Sahil’s twisted psyche
Sahil Shukla’s room, adorned with eerie paintings — one featuring an alien face with cryptic dots and the phrase “You cannot trip with us”— hints at a mind steeped in paranoia. Police suspect his belief in spirits, possibly amplified by his drug use, played a role in his willingness to kill. Muskan exploited this vulnerability, allegedly using fake Snapchat IDs to convince Sahil that his late mother’s spirit demanded Saurabh’s “sacrifice” for her peace.
The crime might have remained buried — literally — had it not been for a slip. After sealing Saurabh in the drum, Muskan and Sahil fled to Himachal Pradesh, masquerading as carefree tourists. But upn their return on March 17, the landlord, suspicious after catching them in a compromising position months earlier, demanded they vacate the property. When labourers found the drum unusually heavy and detected a foul odour, the truth began to surface.

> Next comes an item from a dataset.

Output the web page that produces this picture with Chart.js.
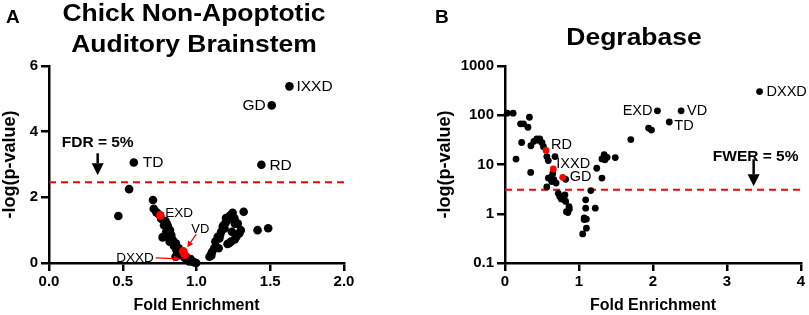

Muskan’s own confession to her mother—prompted by a failed attempt to access Saurabh’s ₹6 lakh bank account—finally brought police to their doorstep.
The scene at the crime was grotesque: the cement-encased drum, so solid that it had to be sent intact to the mortuary, yielded Saurabh’s remains only after hours of effort.
Verdict in waiting
SSP Vipin Tada confirmed the motive: Saurabh had become an obstacle to Muskan and Sahil’s affair, a hurdle they chose to eliminate with ruthlessly. Both now face justice, their arrest a small solace to a grieving family. Muskan’s own parents, devastated, demand the gallows for their daughter.